# [STATED EXERCISE]
Make an exact transcription of the material, leaving out all images.

# [STORED DATA]
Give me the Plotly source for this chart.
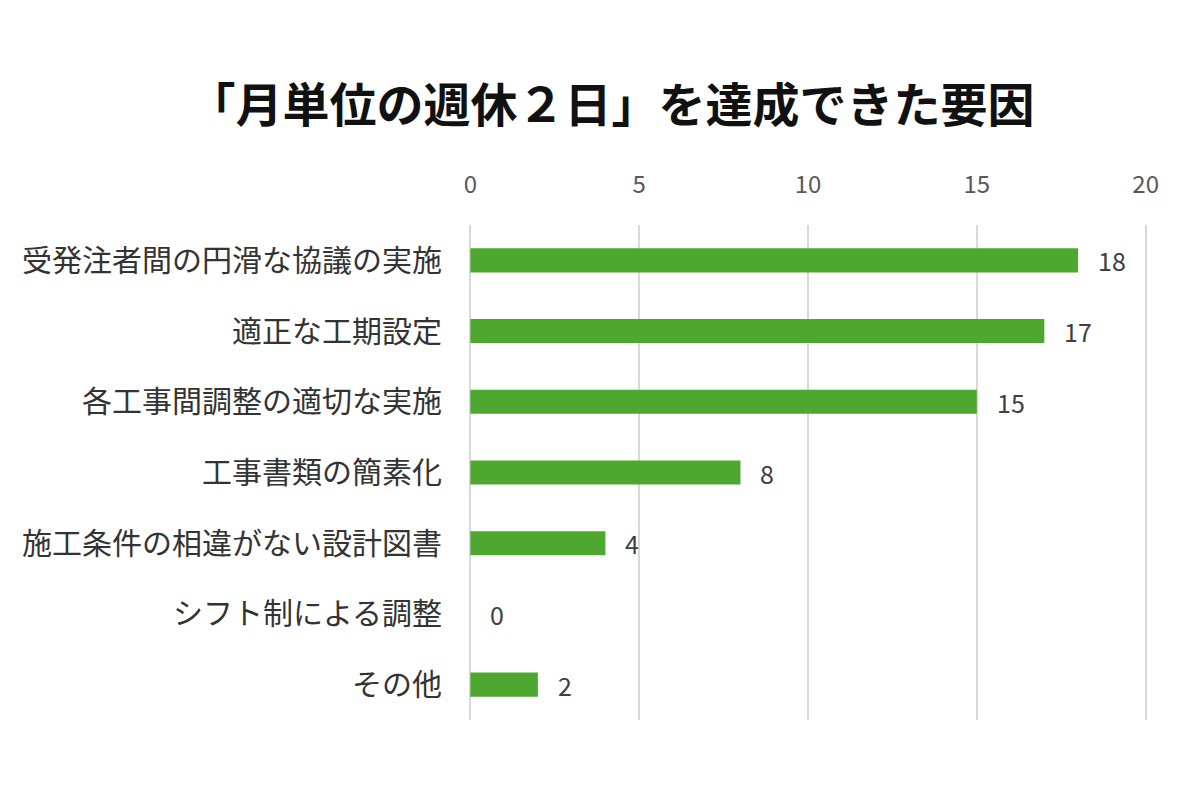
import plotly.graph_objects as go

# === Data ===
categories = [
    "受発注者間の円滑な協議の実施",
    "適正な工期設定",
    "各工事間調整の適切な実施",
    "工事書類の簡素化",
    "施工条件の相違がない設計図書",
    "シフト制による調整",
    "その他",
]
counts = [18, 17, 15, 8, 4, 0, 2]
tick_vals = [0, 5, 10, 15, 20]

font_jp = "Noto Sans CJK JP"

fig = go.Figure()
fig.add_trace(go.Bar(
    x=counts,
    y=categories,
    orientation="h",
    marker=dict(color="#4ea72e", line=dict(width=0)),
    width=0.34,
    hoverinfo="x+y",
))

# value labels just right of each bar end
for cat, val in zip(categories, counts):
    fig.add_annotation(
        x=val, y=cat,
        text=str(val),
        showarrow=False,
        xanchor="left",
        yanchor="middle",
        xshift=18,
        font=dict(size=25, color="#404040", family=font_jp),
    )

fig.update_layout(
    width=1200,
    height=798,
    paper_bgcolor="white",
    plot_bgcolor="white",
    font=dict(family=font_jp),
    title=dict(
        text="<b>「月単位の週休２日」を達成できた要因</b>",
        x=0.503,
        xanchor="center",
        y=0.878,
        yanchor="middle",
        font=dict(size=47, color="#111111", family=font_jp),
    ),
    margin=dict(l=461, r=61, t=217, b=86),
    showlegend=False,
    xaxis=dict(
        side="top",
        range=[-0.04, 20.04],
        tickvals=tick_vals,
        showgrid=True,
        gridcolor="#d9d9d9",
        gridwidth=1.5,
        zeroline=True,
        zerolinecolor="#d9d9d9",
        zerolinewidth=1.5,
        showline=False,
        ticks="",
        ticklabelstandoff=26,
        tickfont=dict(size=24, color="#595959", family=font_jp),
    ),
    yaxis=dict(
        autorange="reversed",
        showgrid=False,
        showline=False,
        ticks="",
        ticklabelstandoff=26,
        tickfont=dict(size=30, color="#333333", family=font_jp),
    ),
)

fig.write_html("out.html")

# [TASK RESPONSE]
Give me the Plotly source for this chart.
import plotly.graph_objects as go

# === Data ===
categories = [
    "受発注者間の円滑な協議の実施",
    "適正な工期設定",
    "各工事間調整の適切な実施",
    "工事書類の簡素化",
    "施工条件の相違がない設計図書",
    "シフト制による調整",
    "その他",
]
counts = [18, 17, 15, 8, 4, 0, 2]
tick_vals = [0, 5, 10, 15, 20]

font_jp = "Noto Sans CJK JP"

fig = go.Figure()
fig.add_trace(go.Bar(
    x=counts,
    y=categories,
    orientation="h",
    marker=dict(color="#4ea72e", line=dict(width=0)),
    width=0.34,
    hoverinfo="x+y",
))

# value labels just right of each bar end
for cat, val in zip(categories, counts):
    fig.add_annotation(
        x=val, y=cat,
        text=str(val),
        showarrow=False,
        xanchor="left",
        yanchor="middle",
        xshift=18,
        font=dict(size=25, color="#404040", family=font_jp),
    )

fig.update_layout(
    width=1200,
    height=798,
    paper_bgcolor="white",
    plot_bgcolor="white",
    font=dict(family=font_jp),
    title=dict(
        text="<b>「月単位の週休２日」を達成できた要因</b>",
        x=0.503,
        xanchor="center",
        y=0.878,
        yanchor="middle",
        font=dict(size=47, color="#111111", family=font_jp),
    ),
    margin=dict(l=461, r=61, t=217, b=86),
    showlegend=False,
    xaxis=dict(
        side="top",
        range=[-0.04, 20.04],
        tickvals=tick_vals,
        showgrid=True,
        gridcolor="#d9d9d9",
        gridwidth=1.5,
        zeroline=True,
        zerolinecolor="#d9d9d9",
        zerolinewidth=1.5,
        showline=False,
        ticks="",
        ticklabelstandoff=26,
        tickfont=dict(size=24, color="#595959", family=font_jp),
    ),
    yaxis=dict(
        autorange="reversed",
        showgrid=False,
        showline=False,
        ticks="",
        ticklabelstandoff=26,
        tickfont=dict(size=30, color="#333333", family=font_jp),
    ),
)

fig.write_html("out.html")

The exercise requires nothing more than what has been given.